What's missing from The Mirror and the Light—so noticeably missing that one can only assume this is a deliberate choice—is any conclusion to this belief, either disillusionment or affirmation. Mantel has written Cromwell as a humanist in a world where that belief has no scope. The best he can do is trust in the goodness of one particular prince, even as Henry falls short of his hopes, grows more querulous and intemperate as age and poor health have their way with him. And yet, as he sits in the Tower awaiting his fate, Cromwell has no conclusion to draw over the project of his lifetime. He declines the opportunity to reflect, to pass judgment on himself or anyone else.

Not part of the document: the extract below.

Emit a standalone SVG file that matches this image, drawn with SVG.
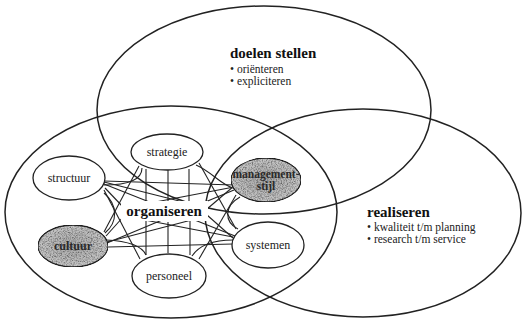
<svg xmlns="http://www.w3.org/2000/svg" width="522" height="321" viewBox="0 0 522 321">
<style>
.big{fill:none;stroke:#222;stroke-width:1.5}
.node{fill:#fff;stroke:#222;stroke-width:1.3}
.shade{stroke:#222;stroke-width:1.3}
.con path{fill:none;stroke:#222;stroke-width:1.1}
.lbl{font-family:"Liberation Serif",serif;font-size:12px;fill:#222;text-anchor:middle}
.slbl{font-family:"Liberation Serif",serif;font-weight:bold;fill:#2a2a2a;text-anchor:middle}
.h{font-family:"Liberation Serif",serif;font-weight:bold;font-size:15px;fill:#111}
.b{font-family:"Liberation Serif",serif;font-size:11.5px;fill:#222}
</style>
<defs>
<radialGradient id="gr" cx="0.5" cy="0.5" r="0.6">
<stop offset="0" stop-color="#a8a8a8"/>
<stop offset="1" stop-color="#cccccc"/>
</radialGradient>
<filter id="grain" x="0" y="0" width="100%" height="100%" color-interpolation-filters="sRGB">
<feTurbulence type="fractalNoise" baseFrequency="0.8" numOctaves="2" seed="4" result="n"/>
<feColorMatrix in="n" type="matrix" values="0.7 0.7 0 0 0.2  0.7 0.7 0 0 0.2  0.7 0.7 0 0 0.2  0 0 0 0 1" result="g"/>
<feComposite in="g" in2="SourceGraphic" operator="in" result="gc"/>
<feBlend in="SourceGraphic" in2="gc" mode="multiply" result="m"/>
<feComposite in="m" in2="SourceGraphic" operator="in"/>
</filter>
</defs>
<rect width="522" height="321" fill="#fff"/>
<g id="doelen-stellen">
<ellipse class="big" cx="264" cy="110" rx="167" ry="104"/>
<text class="h" x="230" y="58">doelen stellen</text>
<text class="b" x="230" y="73">• oriënteren</text>
<text class="b" x="230" y="85">• expliciteren</text>
</g>
<g id="realiseren">
<ellipse class="big" cx="363" cy="213" rx="158" ry="104"/>
<text class="h" x="367" y="217">realiseren</text>
<text class="b" x="367" y="231">• kwaliteit t/m planning</text>
<text class="b" x="367" y="243">• research t/m service</text>
</g>
<g id="organiseren-area">
<ellipse class="big" cx="171" cy="212" rx="166" ry="106"/>
</g>
<g id="connectors" class="con">
<path d="M146,169 L146,204"/>
<path d="M168,170 L168,203"/>
<path d="M189,169 L189,204"/>
<path d="M146,221 L146,255"/>
<path d="M168,222 L168,253"/>
<path d="M190,221 L190,255"/>
<path d="M142,168 C142,182 122,185 104,185"/>
<path d="M196,165 C212,172 220,184 233,188"/>
<path d="M104,193 C118,205 118,222 105,233"/>
<path d="M106,240 C128,241 142,246 146,255"/>
<path d="M192,256 C200,244 216,240 233,240"/>
<path d="M240,197 C224,206 224,222 238,229"/>
<path d="M104,181 L234,185"/>
<path d="M104,184 L235,236"/>
<path d="M107,243 L234,190"/>
<path d="M108,247 L233,244"/>
<path d="M105,188 L124,208"/>
<path d="M106,236 L124,216"/>
<path d="M234,186 L207,209"/>
<path d="M233,238 L207,215"/>
<path d="M199,163 L236,229"/>
<path d="M199,259 L236,195"/>
<path d="M139,166 L104,232"/>
<path d="M140,259 L104,190"/>
<path d="M104,182 L207,208"/>
<path d="M107,242 L207,216"/>
<path d="M234,187 L124,208"/>
<path d="M233,237 L124,216"/>
</g>
<g id="organiseren">
<rect x="121" y="201" width="87" height="20" fill="#fff"/>
<text class="h" x="164" y="216" text-anchor="middle">organiseren</text>
</g>
<g id="strategie">
<ellipse class="node" cx="167" cy="152" rx="36" ry="18"/>
<text class="lbl" x="167" y="156">strategie</text>
</g>
<g id="structuur">
<ellipse class="node" cx="69" cy="178" rx="36" ry="22"/>
<text class="lbl" x="69" y="182">structuur</text>
</g>
<g id="cultuur">
<ellipse class="shade" cx="73" cy="246" rx="35" ry="21" fill="url(#gr)" filter="url(#grain)"/>
<text class="slbl" x="73" y="250" font-size="12">cultuur</text>
</g>
<g id="personeel">
<ellipse class="node" cx="169" cy="276" rx="37" ry="22"/>
<text class="lbl" x="169" y="280">personeel</text>
</g>
<g id="managementstijl">
<ellipse class="shade" cx="266" cy="180" rx="35" ry="22" fill="url(#gr)" filter="url(#grain)"/>
<text class="slbl" x="266" y="178" font-size="11.5">management-</text>
<text class="slbl" x="266" y="190" font-size="11.5">stijl</text>
</g>
<g id="systemen">
<ellipse class="node" cx="268" cy="245" rx="36" ry="23"/>
<text class="lbl" x="268" y="249">systemen</text>
</g>
</svg>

This is true to who his always been, to his strong streak of pragmatism—the decisions have all been made, most of them with the best of intentions; what use is second-guessing now? But it leaves The Mirror and the Light feeling uncentered, less like a novel and more like a series of events following one after the other.

None of this makes the book a bad one, of course. Especially at this present moment, with so many of us trapped at home with our thoughts and worries, there are worse things to be presented with than a brick-sized piece of finely-written fiction about interesting people and events, accompanied by a fascinating, good-hearted yet deeply-flawed protagonist. But for those of us who were hoping for some catharsis, some conclusion to be drawn from this gloss on the story of Thomas Cromwell and the Tudor dynasty, this is not the place for it. As Mantel observes in her author's note at the end of the novel, in which she breaks from the tight third person to reveal the fate of characters whose ending Cromwell never got to see, the whole exercise ended in nothing. Henry's desperate seeking for an heir resulted in four children, all of whom died without issue, and in his sister's great-grandson taking the throne. So perhaps it's better to focus on the man, climbing the steps to the gallows and thinking, not of his grand project of remaking the world, but of his own petty fears and insistent memories. The best Mantel can do, for a story that defies endings, is to end it as the tale of a single, human, person.